Nous continuons de nous développer aussi bien sur les actifs cotés que sur les actifs privés. Nous avons fait l’acquisition l’an dernier de SunFunder, qui finance la transition énergétique en Afrique et dans les pays en développement. Nous employons désormais 25 personnes à Nairobi et nous envisageons d’accélérer encore dans les émergents. En Asie, nous allons nous déployer à partir de notre bureau de Singapour où nous aurons bientôt une équipe d’une dizaine de personnes. Par ailleurs, nous allons continuer de développer notre franchise dans les infrastructures de la transition énergétique avec le lancement d’ici la fin de l’année de notre 6ème millésime qui affichera une ambition au moins aussi importante que la version précédente. 
Notre plateforme de capital naturel connaît également une forte dynamique. Nous avons conclu des partenariats avec des entreprises engagées dans la transition telles que Orange, L’Occitane, Kering ou L’Oréal pour financer des projets de restauration de la nature et des écosystèmes. Enfin, il y a un an et demi, nous avons lancé notre fonds de private equity avec une levée de fonds qui devrait être achevée d’ici à la fin de l’année.

La montée en puissance du capital-investissement dans le financement des entreprises, au détriment de la Bourse, vous incite-t-elle à repenser votre gamme de produits?

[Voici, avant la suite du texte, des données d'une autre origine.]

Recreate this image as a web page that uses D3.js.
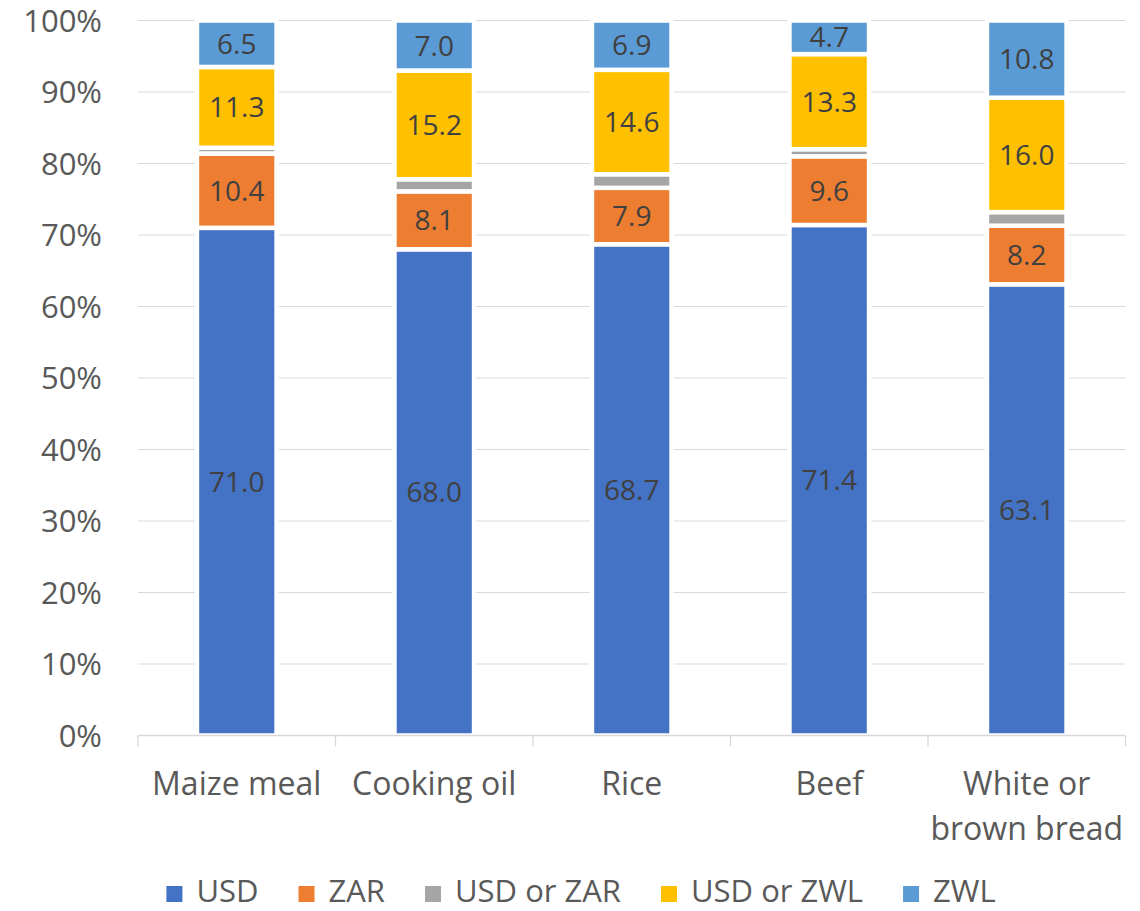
<!DOCTYPE html>
<html>
<head>
<meta charset="utf-8">
<script src="https://cdn.jsdelivr.net/npm/d3@7"></script>
<style>
  html, body { margin: 0; padding: 0; background: #ffffff; }
  svg { display: block; font-family: "Open Sans", "Noto Sans", sans-serif; }
</style>
</head>
<body>
<svg id="chart" width="1140" height="911"></svg>
<script>
// Share of purchases by currency used, per food item (%)
const categories = ["Maize meal", "Cooking oil", "Rice", "Beef", "White or brown bread"];
const categoryLines = [["Maize meal"], ["Cooking oil"], ["Rice"], ["Beef"], ["White or", "brown bread"]];
const seriesNames = ["USD", "ZAR", "USD or ZAR", "USD or ZWL", "ZWL"];
const usd      = [71.0, 68.0, 68.7, 71.4, 63.1];
const zar      = [10.4, 8.1, 7.9, 9.6, 8.2];
const usdOrZar = [0.8, 1.7, 1.9, 1.0, 1.9];
const usdOrZwl = [11.3, 15.2, 14.6, 13.3, 16.0];
const zwl      = [6.5, 7.0, 6.9, 4.7, 10.8];
const labelled = [true, true, false, true, true];
const yTicks = [0, 10, 20, 30, 40, 50, 60, 70, 80, 90, 100];
const colors = ["#4472C4", "#ED7D31", "#A5A5A5", "#FFC000", "#5B9BD5"];

const seriesValues = [usd, zar, usdOrZar, usdOrZwl, zwl];
const rows = categories.map((c, i) => {
  const r = { category: c };
  seriesNames.forEach((s, k) => { r[s] = seriesValues[k][i]; });
  return r;
});

const svg = d3.select("#chart");
const plot = { left: 138, right: 1125.5, top: 20.5, bottom: 735.5 };

const x = d3.scaleBand()
  .domain(categories)
  .range([plot.left, plot.right])
  .paddingInner(0.597)
  .paddingOuter(0.2985);

const y = d3.scaleLinear().domain([0, 100]).range([plot.bottom, plot.top]);

// horizontal gridlines
svg.append("g")
  .selectAll("line")
  .data(yTicks.filter(t => t > 0))
  .join("line")
  .attr("x1", plot.left).attr("x2", plot.right)
  .attr("y1", d => y(d)).attr("y2", d => y(d))
  .attr("stroke", "#D9D9D9").attr("stroke-width", 1);

// y-axis labels
svg.append("g")
  .selectAll("text")
  .data(yTicks)
  .join("text")
  .attr("x", 102)
  .attr("y", d => y(d) + 11)
  .attr("text-anchor", "end")
  .attr("font-size", 31)
  .attr("fill", "#595959")
  .text(d => d + "%");

// stacked bars
const stack = d3.stack().keys(seriesNames);
const layers = stack(rows);

const layerG = svg.append("g")
  .selectAll("g")
  .data(layers)
  .join("g")
  .attr("fill", (d, i) => colors[i]);

layerG.selectAll("rect")
  .data(d => d.map(p => ({ lo: p[0], hi: p[1], cat: p.data.category })))
  .join("rect")
  .attr("x", d => x(d.cat))
  .attr("width", x.bandwidth())
  .attr("y", d => y(d.hi))
  .attr("height", d => y(d.lo) - y(d.hi))
  .attr("stroke", "#ffffff")
  .attr("stroke-width", 4.5);

// data labels
layers.forEach((layer, k) => {
  if (!labelled[k]) return;
  svg.append("g")
    .selectAll("text")
    .data(layer)
    .join("text")
    .attr("x", d => x(d.data.category) + x.bandwidth() / 2)
    .attr("y", d => y((d[0] + d[1]) / 2) + 10)
    .attr("text-anchor", "middle")
    .attr("font-size", 28)
    .attr("fill", "#404040")
    .text(d => (d[1] - d[0]).toFixed(1));
});

// category axis line and tick marks between categories
const axisG = svg.append("g");
axisG.append("line")
  .attr("x1", plot.left).attr("x2", plot.right)
  .attr("y1", plot.bottom).attr("y2", plot.bottom)
  .attr("stroke", "#D9D9D9").attr("stroke-width", 1.3);
const step = x.step();
axisG.selectAll("line.tick")
  .data(d3.range(categories.length + 1))
  .join("line")
  .attr("class", "tick")
  .attr("x1", i => plot.left + i * step).attr("x2", i => plot.left + i * step)
  .attr("y1", plot.bottom).attr("y2", plot.bottom + 11)
  .attr("stroke", "#D9D9D9").attr("stroke-width", 1.3);

// category labels
const catG = svg.append("g")
  .selectAll("text")
  .data(categories)
  .join("text")
  .attr("x", d => x(d) + x.bandwidth() / 2)
  .attr("y", 795)
  .attr("text-anchor", "middle")
  .attr("font-size", 32)
  .attr("fill", "#595959");
catG.selectAll("tspan")
  .data((d, i) => categoryLines[i])
  .join("tspan")
  .attr("x", function () { return this.parentNode.getAttribute("x"); })
  .attr("dy", (d, j) => j === 0 ? 0 : 45)
  .text(d => d);

// legend
const legend = svg.append("g");
const items = legend.selectAll("g")
  .data(seriesNames)
  .join("g");
items.append("rect")
  .attr("width", 16).attr("height", 16)
  .attr("y", 886)
  .attr("fill", (d, i) => colors[i]);
items.append("text")
  .attr("x", 30)
  .attr("y", 902)
  .attr("font-size", 31)
  .attr("fill", "#595959")
  .text(d => d);
const gap = 40;
let cursor = 0;
const offsets = [];
items.each(function () {
  offsets.push(cursor);
  const w = d3.select(this).select("text").node().getComputedTextLength();
  cursor += 30 + w + gap;
});
const legendWidth = cursor - gap;
const legendStart = 581 - legendWidth / 2;
items.attr("transform", (d, i) => `translate(${legendStart + offsets[i]},0)`);
</script>
</body>
</html>
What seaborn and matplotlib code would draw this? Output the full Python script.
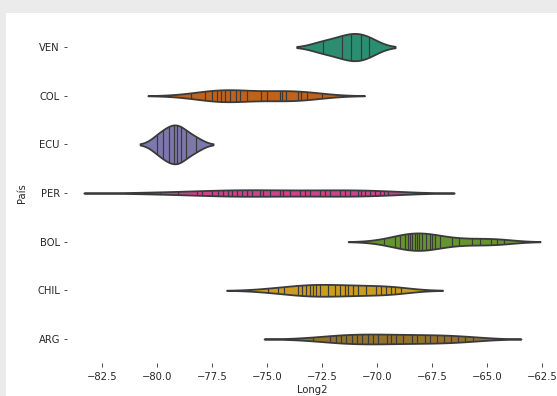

Nous cherchons un équilibre, avec l’objectif d’avoir 20 % de nos encours et 40 % de nos revenus sur les actifs privés (infrastructures, private equity, capital naturel, dette privée…). Nous en sommes à environ 30 % aujourd’hui. Ces dernières années, une très forte bascule a été opérée du coté vers le non-coté et on a vu une forte tentation des entreprises à utiliser le private equity pour se financer. Ce mouvement s’est un peu calmé et la « bulle de licornes » s’est dégonflée. Cette focalisation sur la valorisation était exagérée. Ce qui est important pour nous est d’être présent sur l’ensemble de la chaîne des financements pour capter et accompagner l’innovation, même si nous restons à l’écart de segments très spécifiques comme le early venture capital. Les marchés d'actions et d’obligations restent des sources essentielles du financement de l’économie et nous sommes convaincus que notre action d’investisseur responsable y a également un impact.